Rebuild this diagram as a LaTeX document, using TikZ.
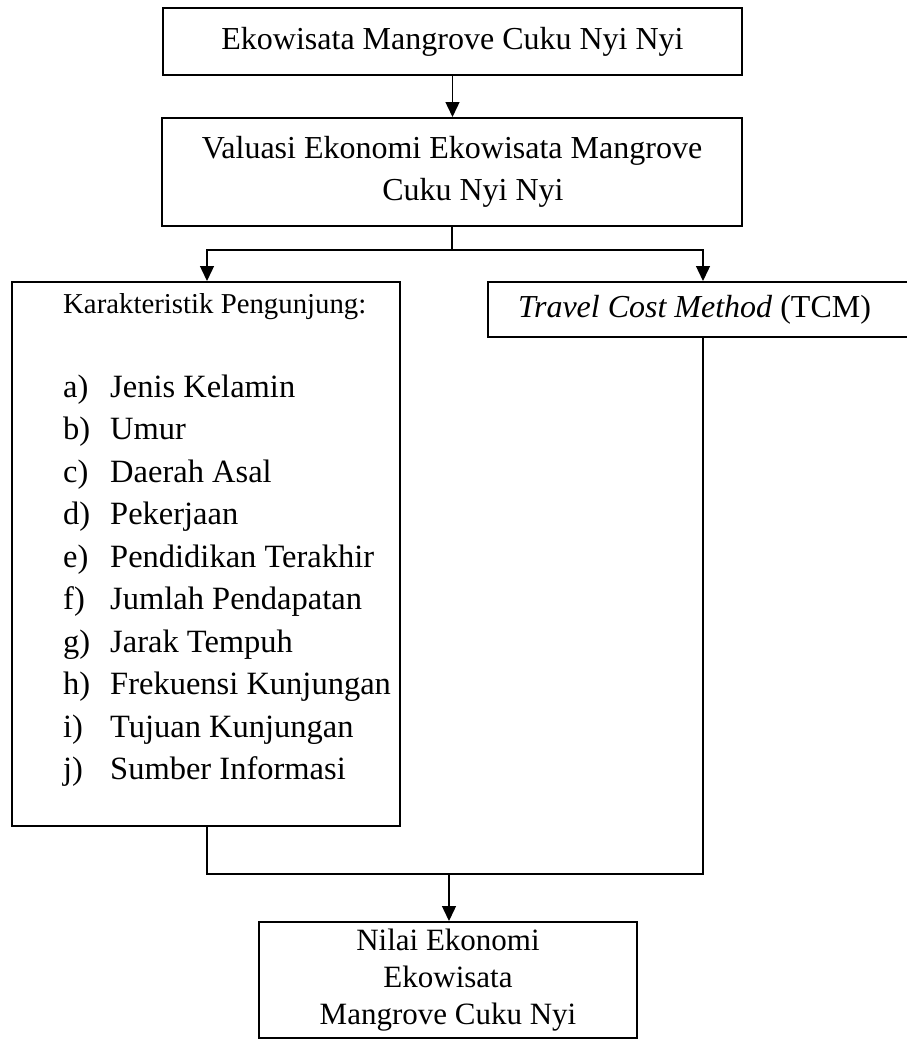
\documentclass[tikz,border=0pt]{standalone}
\usepackage{fontspec}
\setmainfont{Liberation Serif}
\usetikzlibrary{arrows.meta}
\begin{document}
\begin{tikzpicture}[x=1pt,y=-1pt,
  box/.style={draw, line width=2pt, inner sep=0pt, align=center},
  conn/.style={line width=1.4pt},
  arr/.style={conn, -{Triangle[length=15pt,width=14pt]}},
  big/.style={font=\fontsize{32}{42.5}\selectfont},
  head/.style={font=\fontsize{28.8}{34}\selectfont, inner sep=0pt, anchor=base west},
  itm/.style={font=\fontsize{32.5}{40}\selectfont, inner sep=0pt, anchor=base west},
]
\useasboundingbox (0,0) rectangle (907,1039);
\node[box, big, minimum width=579pt, minimum height=67pt] (b1) at (452.5,41.5) {Ekowisata Mangrove Cuku Nyi Nyi};
\node[box, big, minimum width=580pt, minimum height=108pt] (b2) at (452,172) {Valuasi Ekonomi Ekowisata Mangrove\\\hspace*{42pt}Cuku Nyi Nyi};
\node[box, minimum width=388pt, minimum height=544pt] (b3) at (206,554) {};
\node[box, big, minimum width=421pt, minimum height=55pt] (b4) at (698.5,309.5) {\textit{Travel Cost Method} (TCM)\hspace*{8pt}};
\node[box, font=\fontsize{31}{37}\selectfont, minimum width=378pt, minimum height=116pt] (b5) at (448,980) {Nilai Ekonomi\\Ekowisata\\Mangrove Cuku Nyi};

\node[head] (kh) at (63,313) {Karakteristik Pengunjung:};
\foreach \l/\t/\y in {a/Jenis Kelamin/397, b/Umur/439.5, c/Daerah Asal/482, d/Pekerjaan/524.5, e/Pendidikan Terakhir/567, f/Jumlah Pendapatan/609.5, g/Jarak Tempuh/652, h/Frekuensi Kunjungan/694.5, i/Tujuan Kunjungan/737, j/Sumber Informasi/779.5}{
  \node[itm] (l\l) at (63,\y) {\l)};
  \node[itm] (t\l) at (110,\y) {\t};
}

\coordinate (s) at (452,250);
\coordinate (sl) at (207,250);
\coordinate (sr) at (703,250);
\coordinate (m) at (449,874);

\draw[arr] (b1.south) -- (b1.south |- b2.north);
\draw[conn] (b2.south) -- (s);
\draw[arr] (s) -- (sl) -- (sl |- b3.north);
\draw[arr] (s) -- (sr) -- (sr |- b4.north);
\draw[conn] (sl |- b3.south) -- (sl |- m) -- (sr |- m) -- (sr |- b4.south);
\draw[arr] (m) -- (m |- b5.north);
\end{tikzpicture}
\end{document}
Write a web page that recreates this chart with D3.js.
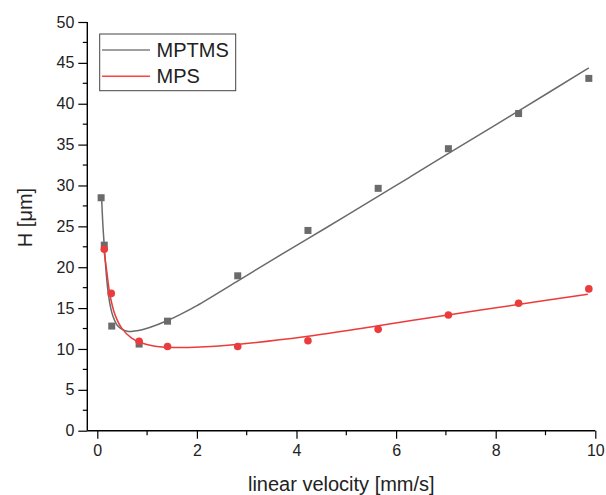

═══

- **TASK DESCRIPTION**: Would you reproduce the lines above, from the very first through the line containing "minimum width=378pt, minimum", exactly and without the pictures?

- **THE COMPLETED TASK**:
Rebuild this diagram as a LaTeX document, using TikZ.
\documentclass[tikz,border=0pt]{standalone}
\usepackage{fontspec}
\setmainfont{Liberation Serif}
\usetikzlibrary{arrows.meta}
\begin{document}
\begin{tikzpicture}[x=1pt,y=-1pt,
  box/.style={draw, line width=2pt, inner sep=0pt, align=center},
  conn/.style={line width=1.4pt},
  arr/.style={conn, -{Triangle[length=15pt,width=14pt]}},
  big/.style={font=\fontsize{32}{42.5}\selectfont},
  head/.style={font=\fontsize{28.8}{34}\selectfont, inner sep=0pt, anchor=base west},
  itm/.style={font=\fontsize{32.5}{40}\selectfont, inner sep=0pt, anchor=base west},
]
\useasboundingbox (0,0) rectangle (907,1039);
\node[box, big, minimum width=579pt, minimum height=67pt] (b1) at (452.5,41.5) {Ekowisata Mangrove Cuku Nyi Nyi};
\node[box, big, minimum width=580pt, minimum height=108pt] (b2) at (452,172) {Valuasi Ekonomi Ekowisata Mangrove\\\hspace*{42pt}Cuku Nyi Nyi};
\node[box, minimum width=388pt, minimum height=544pt] (b3) at (206,554) {};
\node[box, big, minimum width=421pt, minimum height=55pt] (b4) at (698.5,309.5) {\textit{Travel Cost Method} (TCM)\hspace*{8pt}};
\node[box, font=\fontsize{31}{37}\selectfont, minimum width=378pt, minimum height=116pt] (b5) at (448,980) {Nilai Ekonomi\\Ekowisata\\Mangrove Cuku Nyi};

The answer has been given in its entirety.